#### DIRECTIONS FOR THIS TASK
Reproduce the lines of the material exactly, excluding every image.

#### DATA PROVIDED
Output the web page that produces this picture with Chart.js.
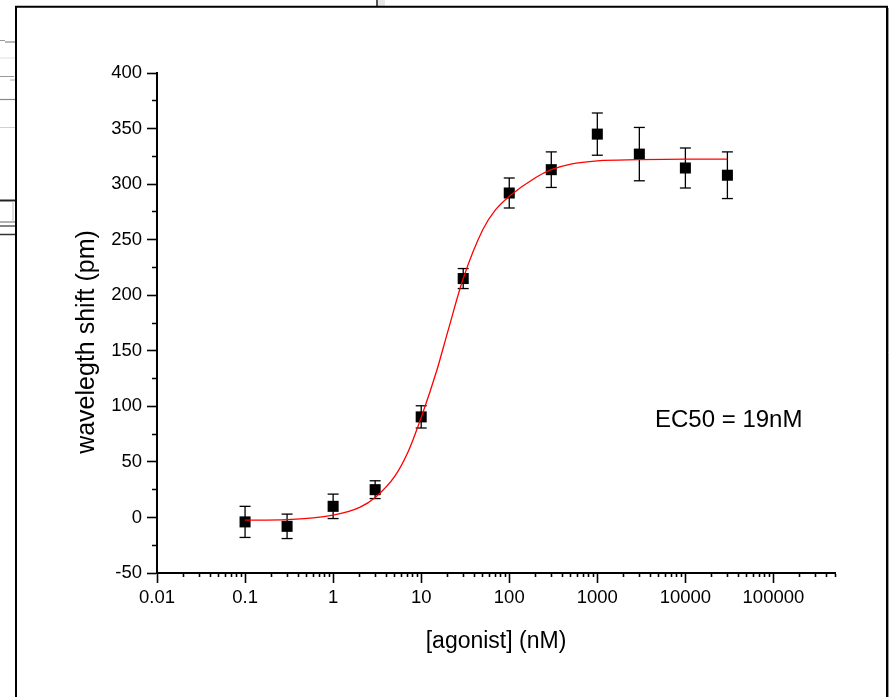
<!DOCTYPE html>
<html><head><meta charset="utf-8">
<script src="https://cdn.jsdelivr.net/npm/chart.js@4.4.1/dist/chart.umd.min.js"></script>
<style>html,body{margin:0;padding:0;background:#fff;overflow:hidden}canvas{display:block}</style>
</head><body>
<canvas id="c" width="895" height="697"></canvas>
<script>
// ---- data ----
const concentrations = [0.1, 0.3, 1, 3, 10, 30, 100, 300, 1000, 3000, 10000, 30000];
const shifts         = [-4, -8, 10, 25, 90.5, 215, 292, 313, 345, 327, 314.5, 308];
const shiftErrors    = [14, 11, 11, 8, 10, 9, 13.5, 16, 19, 24, 18, 21];

const fitConc  = [0.1, 0.3, 1, 2, 3, 5, 7, 10, 15, 20, 30, 50, 70, 100, 200, 300, 500, 1000, 3000, 10000, 30000];
const fitShift = [-2.5, -2, 2, 9, 18, 37, 58, 90, 132, 167, 215, 259, 277, 289, 306, 313, 318, 321, 322, 322.5, 322.5];

const xMajorTicks = [0.01, 0.1, 1, 10, 100, 1000, 10000, 100000];
const xTickLabels = ['0.01', '0.1', '1', '10', '100', '1000', '10000', '100000'];
const yMajorTicks = [-50, 0, 50, 100, 150, 200, 250, 300, 350, 400];
const yTickLabels = ['-50', '0', '50', '100', '150', '200', '250', '300', '350', '400'];
const xMin = 0.01, xMax = 500000, yMin = -50, yMax = 400;
const xTitle = '[agonist] (nM)';
const yTitle = 'wavelegth shift (pm)';
const annotationText = 'EC50 = 19nM';

// minor ticks (2..9 per decade on x, halfway on y)
const xMinorTicks = [];
xMajorTicks.forEach(d => { for (let m = 2; m <= 9; m++) { const v = +(m * d).toPrecision(3); if (v <= xMax) xMinorTicks.push(v); } });
const yMinorTicks = yMajorTicks.slice(0, -1).map(v => v + 25);

const pointsData = concentrations.map((c, i) => ({x: c, y: shifts[i]}));
const errorData = [];
concentrations.forEach((c, i) => {
  errorData.push({x: c, y: shifts[i] - shiftErrors[i]});
  errorData.push({x: c, y: shifts[i] + shiftErrors[i]});
  errorData.push({x: c, y: null});
});
const fitData = fitConc.map((c, i) => ({x: c, y: fitShift[i]}));

const FONT = '"Liberation Sans", Arial, Helvetica, sans-serif';
Chart.defaults.font.family = FONT;
Chart.defaults.color = '#000';

const backdrop = {
  id: 'backdrop',
  beforeDraw(chart) {
    const ctx = chart.ctx;
    ctx.save();
    ctx.fillStyle = '#fff';
    ctx.fillRect(0, 0, chart.width, chart.height);
    // screenshot remnants at the left edge
    const hl = (y, x1, x2, col, w) => { ctx.strokeStyle = col; ctx.lineWidth = w; ctx.beginPath(); ctx.moveTo(x1, y); ctx.lineTo(x2, y); ctx.stroke(); };
    hl(40.5, 0, 5, '#999', 1); hl(42, 5, 16, '#888', 1.2);
    hl(58, 0, 16, '#e0e0e0', 1);
    hl(76.5, 0, 14, '#999', 1); hl(80, 10, 16, '#aaa', 1);
    hl(99.5, 0, 16, '#888', 1.2);
    hl(127.5, 0, 16, '#d0d0d0', 1);
    hl(200.5, 0, 16, '#222', 2);
    hl(222, 0, 16, '#666', 1); hl(226, 0, 16, '#333', 1.2); hl(234.5, 0, 16, '#333', 1.5);
    ctx.strokeStyle = '#bbb'; ctx.lineWidth = 1; ctx.beginPath(); ctx.moveTo(13, 201); ctx.lineTo(13, 222); ctx.stroke();
    // top remnant
    ctx.fillStyle = '#555'; ctx.fillRect(376, 0, 2, 6);
    ctx.fillStyle = '#e8e8e8'; ctx.fillRect(378, 0, 7, 6);
    // frame
    ctx.strokeStyle = '#000'; ctx.lineWidth = 2;
    ctx.beginPath();
    ctx.moveTo(16, 697); ctx.lineTo(16, 6.8); ctx.lineTo(887, 6.8); ctx.lineTo(887, 697);
    ctx.stroke();
    ctx.strokeStyle = '#999'; ctx.lineWidth = 1;
    ctx.beginPath(); ctx.moveTo(888.5, 8); ctx.lineTo(888.5, 697); ctx.stroke();
    ctx.restore();
  }
};

const annotation = {
  id: 'annotation',
  afterDraw(chart) {
    const ctx = chart.ctx;
    ctx.save();
    ctx.fillStyle = '#000';
    // EC50 label
    ctx.font = '24px ' + FONT;
    ctx.textAlign = 'left';
    ctx.textBaseline = 'alphabetic';
    ctx.fillText(annotationText, 655, 427);
    // y axis title
    ctx.font = '25px ' + FONT;
    ctx.translate(87, 342);
    ctx.rotate(-Math.PI / 2);
    ctx.textAlign = 'center';
    ctx.textBaseline = 'middle';
    ctx.fillText(yTitle, 0, 0);
    ctx.restore();
  }
};

const isXMajor = v => xMajorTicks.indexOf(v) >= 0;
const isYMajor = v => yMajorTicks.indexOf(v) >= 0;

new Chart(document.getElementById('c'), {
  type: 'scatter',
  data: {
    datasets: [
      {
        label: 'fit', data: fitData, showLine: true, order: 0,
        borderColor: '#ff0000', borderWidth: 1.3, pointRadius: 0,
        cubicInterpolationMode: 'monotone', fill: false
      },
      {
        label: 'points', data: pointsData, order: 1,
        pointStyle: 'rect', pointRadius: 7.8, backgroundColor: '#000', borderWidth: 0
      },
      {
        label: 'errors', data: errorData, showLine: true, spanGaps: false, order: 2,
        borderColor: '#000', borderWidth: 1.3,
        pointStyle: 'line', pointRadius: 5.5, pointBorderColor: '#000', pointBorderWidth: 1.3
      }
    ]
  },
  options: {
    responsive: false,
    animation: false,
    events: [],
    layout: {padding: {left: 0, top: 73, right: 60, bottom: 0}},
    plugins: {legend: {display: false}, tooltip: {enabled: false}},
    scales: {
      x: {
        type: 'logarithmic', position: 'bottom', min: xMin, max: xMax,
        afterBuildTicks: s => { s.ticks = xMajorTicks.concat(xMinorTicks).sort((a, b) => a - b).map(v => ({value: v})); },
        afterFit: s => { s.height = 124; },
        border: {display: true, color: '#000', width: 2},
        grid: {
          display: true, drawOnChartArea: false, drawTicks: true, tickLength: 10,
          tickColor: '#000', tickWidth: 1.6,
          tickBorderDash: c => (c.tick && !isXMajor(c.tick.value)) ? [3, 100] : []
        },
        ticks: {
          autoSkip: false, maxRotation: 0, minRotation: 0, padding: 4, color: '#000', font: {size: 18.5},
          callback: v => { const i = xMajorTicks.indexOf(v); return i >= 0 ? xTickLabels[i] : ''; }
        },
        title: {display: true, text: xTitle, color: '#000', font: {size: 23}, padding: {top: 0, bottom: 42}}
      },
      y: {
        type: 'linear', position: 'left', min: yMin, max: yMax,
        afterBuildTicks: s => { s.ticks = yMajorTicks.concat(yMinorTicks).sort((a, b) => a - b).map(v => ({value: v})); },
        afterFit: s => { s.width = 157; },
        border: {display: true, color: '#000', width: 2},
        grid: {
          display: true, drawOnChartArea: false, drawTicks: true, tickLength: 10,
          tickColor: '#000', tickWidth: 1.6,
          tickBorderDash: c => (c.tick && !isYMajor(c.tick.value)) ? [0, 5, 4, 100] : []
        },
        ticks: {
          autoSkip: false, padding: 5, color: '#000', font: {size: 18.5},
          callback: v => { const i = yMajorTicks.indexOf(v); return i >= 0 ? yTickLabels[i] : ''; }
        },
        title: {display: false}
      }
    }
  },
  plugins: [backdrop, annotation]
});
</script>
</body></html>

#### OUTPUT OF THE TASK
Output the web page that produces this picture with Chart.js.
<!DOCTYPE html>
<html><head><meta charset="utf-8">
<script src="https://cdn.jsdelivr.net/npm/chart.js@4.4.1/dist/chart.umd.min.js"></script>
<style>html,body{margin:0;padding:0;background:#fff;overflow:hidden}canvas{display:block}</style>
</head><body>
<canvas id="c" width="895" height="697"></canvas>
<script>
// ---- data ----
const concentrations = [0.1, 0.3, 1, 3, 10, 30, 100, 300, 1000, 3000, 10000, 30000];
const shifts         = [-4, -8, 10, 25, 90.5, 215, 292, 313, 345, 327, 314.5, 308];
const shiftErrors    = [14, 11, 11, 8, 10, 9, 13.5, 16, 19, 24, 18, 21];

const fitConc  = [0.1, 0.3, 1, 2, 3, 5, 7, 10, 15, 20, 30, 50, 70, 100, 200, 300, 500, 1000, 3000, 10000, 30000];
const fitShift = [-2.5, -2, 2, 9, 18, 37, 58, 90, 132, 167, 215, 259, 277, 289, 306, 313, 318, 321, 322, 322.5, 322.5];

const xMajorTicks = [0.01, 0.1, 1, 10, 100, 1000, 10000, 100000];
const xTickLabels = ['0.01', '0.1', '1', '10', '100', '1000', '10000', '100000'];
const yMajorTicks = [-50, 0, 50, 100, 150, 200, 250, 300, 350, 400];
const yTickLabels = ['-50', '0', '50', '100', '150', '200', '250', '300', '350', '400'];
const xMin = 0.01, xMax = 500000, yMin = -50, yMax = 400;
const xTitle = '[agonist] (nM)';
const yTitle = 'wavelegth shift (pm)';
const annotationText = 'EC50 = 19nM';

// minor ticks (2..9 per decade on x, halfway on y)
const xMinorTicks = [];
xMajorTicks.forEach(d => { for (let m = 2; m <= 9; m++) { const v = +(m * d).toPrecision(3); if (v <= xMax) xMinorTicks.push(v); } });
const yMinorTicks = yMajorTicks.slice(0, -1).map(v => v + 25);

const pointsData = concentrations.map((c, i) => ({x: c, y: shifts[i]}));
const errorData = [];
concentrations.forEach((c, i) => {
  errorData.push({x: c, y: shifts[i] - shiftErrors[i]});
  errorData.push({x: c, y: shifts[i] + shiftErrors[i]});
  errorData.push({x: c, y: null});
});
const fitData = fitConc.map((c, i) => ({x: c, y: fitShift[i]}));

const FONT = '"Liberation Sans", Arial, Helvetica, sans-serif';
Chart.defaults.font.family = FONT;
Chart.defaults.color = '#000';

const backdrop = {
  id: 'backdrop',
  beforeDraw(chart) {
    const ctx = chart.ctx;
    ctx.save();
    ctx.fillStyle = '#fff';
    ctx.fillRect(0, 0, chart.width, chart.height);
    // screenshot remnants at the left edge
    const hl = (y, x1, x2, col, w) => { ctx.strokeStyle = col; ctx.lineWidth = w; ctx.beginPath(); ctx.moveTo(x1, y); ctx.lineTo(x2, y); ctx.stroke(); };
    hl(40.5, 0, 5, '#999', 1); hl(42, 5, 16, '#888', 1.2);
    hl(58, 0, 16, '#e0e0e0', 1);
    hl(76.5, 0, 14, '#999', 1); hl(80, 10, 16, '#aaa', 1);
    hl(99.5, 0, 16, '#888', 1.2);
    hl(127.5, 0, 16, '#d0d0d0', 1);
    hl(200.5, 0, 16, '#222', 2);
    hl(222, 0, 16, '#666', 1); hl(226, 0, 16, '#333', 1.2); hl(234.5, 0, 16, '#333', 1.5);
    ctx.strokeStyle = '#bbb'; ctx.lineWidth = 1; ctx.beginPath(); ctx.moveTo(13, 201); ctx.lineTo(13, 222); ctx.stroke();
    // top remnant
    ctx.fillStyle = '#555'; ctx.fillRect(376, 0, 2, 6);
    ctx.fillStyle = '#e8e8e8'; ctx.fillRect(378, 0, 7, 6);
    // frame
    ctx.strokeStyle = '#000'; ctx.lineWidth = 2;
    ctx.beginPath();
    ctx.moveTo(16, 697); ctx.lineTo(16, 6.8); ctx.lineTo(887, 6.8); ctx.lineTo(887, 697);
    ctx.stroke();
    ctx.strokeStyle = '#999'; ctx.lineWidth = 1;
    ctx.beginPath(); ctx.moveTo(888.5, 8); ctx.lineTo(888.5, 697); ctx.stroke();
    ctx.restore();
  }
};

const annotation = {
  id: 'annotation',
  afterDraw(chart) {
    const ctx = chart.ctx;
    ctx.save();
    ctx.fillStyle = '#000';
    // EC50 label
    ctx.font = '24px ' + FONT;
    ctx.textAlign = 'left';
    ctx.textBaseline = 'alphabetic';
    ctx.fillText(annotationText, 655, 427);
    // y axis title
    ctx.font = '25px ' + FONT;
    ctx.translate(87, 342);
    ctx.rotate(-Math.PI / 2);
    ctx.textAlign = 'center';
    ctx.textBaseline = 'middle';
    ctx.fillText(yTitle, 0, 0);
    ctx.restore();
  }
};

const isXMajor = v => xMajorTicks.indexOf(v) >= 0;
const isYMajor = v => yMajorTicks.indexOf(v) >= 0;

new Chart(document.getElementById('c'), {
  type: 'scatter',
  data: {
    datasets: [
      {
        label: 'fit', data: fitData, showLine: true, order: 0,
        borderColor: '#ff0000', borderWidth: 1.3, pointRadius: 0,
        cubicInterpolationMode: 'monotone', fill: false
      },
      {
        label: 'points', data: pointsData, order: 1,
        pointStyle: 'rect', pointRadius: 7.8, backgroundColor: '#000', borderWidth: 0
      },
      {
        label: 'errors', data: errorData, showLine: true, spanGaps: false, order: 2,
        borderColor: '#000', borderWidth: 1.3,
        pointStyle: 'line', pointRadius: 5.5, pointBorderColor: '#000', pointBorderWidth: 1.3
      }
    ]
  },
  options: {
    responsive: false,
    animation: false,
    events: [],
    layout: {padding: {left: 0, top: 73, right: 60, bottom: 0}},
    plugins: {legend: {display: false}, tooltip: {enabled: false}},
    scales: {
      x: {
        type: 'logarithmic', position: 'bottom', min: xMin, max: xMax,
        afterBuildTicks: s => { s.ticks = xMajorTicks.concat(xMinorTicks).sort((a, b) => a - b).map(v => ({value: v})); },
        afterFit: s => { s.height = 124; },
        border: {display: true, color: '#000', width: 2},
        grid: {
          display: true, drawOnChartArea: false, drawTicks: true, tickLength: 10,
          tickColor: '#000', tickWidth: 1.6,
          tickBorderDash: c => (c.tick && !isXMajor(c.tick.value)) ? [3, 100] : []
        },
        ticks: {
          autoSkip: false, maxRotation: 0, minRotation: 0, padding: 4, color: '#000', font: {size: 18.5},
          callback: v => { const i = xMajorTicks.indexOf(v); return i >= 0 ? xTickLabels[i] : ''; }
        },
        title: {display: true, text: xTitle, color: '#000', font: {size: 23}, padding: {top: 0, bottom: 42}}
      },
      y: {
        type: 'linear', position: 'left', min: yMin, max: yMax,
        afterBuildTicks: s => { s.ticks = yMajorTicks.concat(yMinorTicks).sort((a, b) => a - b).map(v => ({value: v})); },
        afterFit: s => { s.width = 157; },
        border: {display: true, color: '#000', width: 2},
        grid: {
          display: true, drawOnChartArea: false, drawTicks: true, tickLength: 10,
          tickColor: '#000', tickWidth: 1.6,
          tickBorderDash: c => (c.tick && !isYMajor(c.tick.value)) ? [0, 5, 4, 100] : []
        },
        ticks: {
          autoSkip: false, padding: 5, color: '#000', font: {size: 18.5},
          callback: v => { const i = yMajorTicks.indexOf(v); return i >= 0 ? yTickLabels[i] : ''; }
        },
        title: {display: false}
      }
    }
  },
  plugins: [backdrop, annotation]
});
</script>
</body></html>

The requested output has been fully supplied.